When the Obama administration announced the REO to rental program in the beginning of February there was finally a sense of large scale action on the abysmal housing situation in America.  Real-estate-owned (REO) properties, held by such federal entities as Fannie Mae, Freddy Mac and the Federal Housing Administration, will be converted into rental properties by selling them off in bulk to private investors.

One take on this program provides what I would consider a fair assessment of the challenges ahead, especially at local levels.  Thomas J. Fitzpatrick IV of the Federal Reserve Bank of Cleveland describes these challenges in this well researched article.  I highly recommend reading this through, but essentially Fitzpatrick covers what the REO to rental program will face in weak housing markets, specifically the Midwest.  Particularly interesting are issues of local government compliance, where code and building inspections will have to occur in greater frequency to track these rental properties.

One of the other concerns is bulk buyers and their willingness (or lack of) to stabilize these properties.  Investing into vacant homes and providing good landlord services is not a guarantee.  Reuters now reports that Fannie Mae’s strategy will in fact be bulk sales, maybe 500 to 1,000 REO properties at once.  These large sales “will saddle investors with unwanted, less attractive or unfamiliar properties,” which only compounds the situation of bulk buyers who may already not be too interested in filling vacancies at a quick enough pace for the local communities.  The Reuters article highlights in contrast to this approach Freddie Mac’s proposed strategy, where investors will be able to “cherry-pick” properties that they will find suitable for the rental conversion based upon their intimate knowledge of their local area.

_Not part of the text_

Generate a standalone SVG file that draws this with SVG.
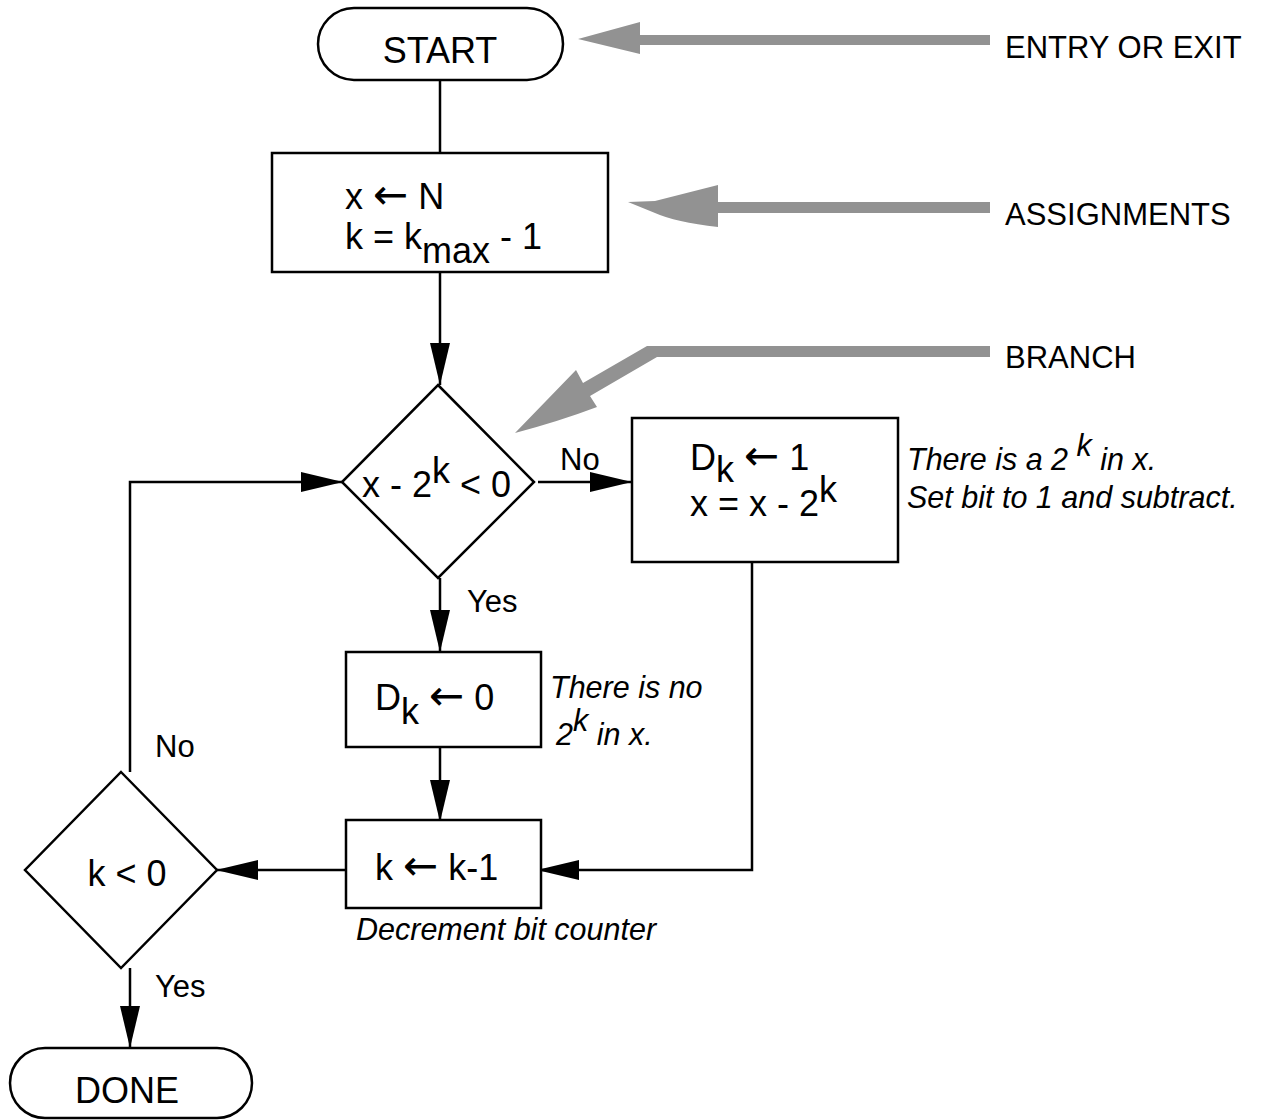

Fitzpatrick offers three recommendations for the issues he raises in his article, leading to proper actions that local governments can take for markets witnessing a low demand for rental housing and/or having to deal with bulk purchasing investors who may not ‘invest’ back into the community.  And for the federal agencies involved, there should be a clear, cohesive plan developed to help both buyers and local government alike from the get go and not create differing systems of implementation.  Doing this process slower but right will be better than moving too fast on a program of a national scale.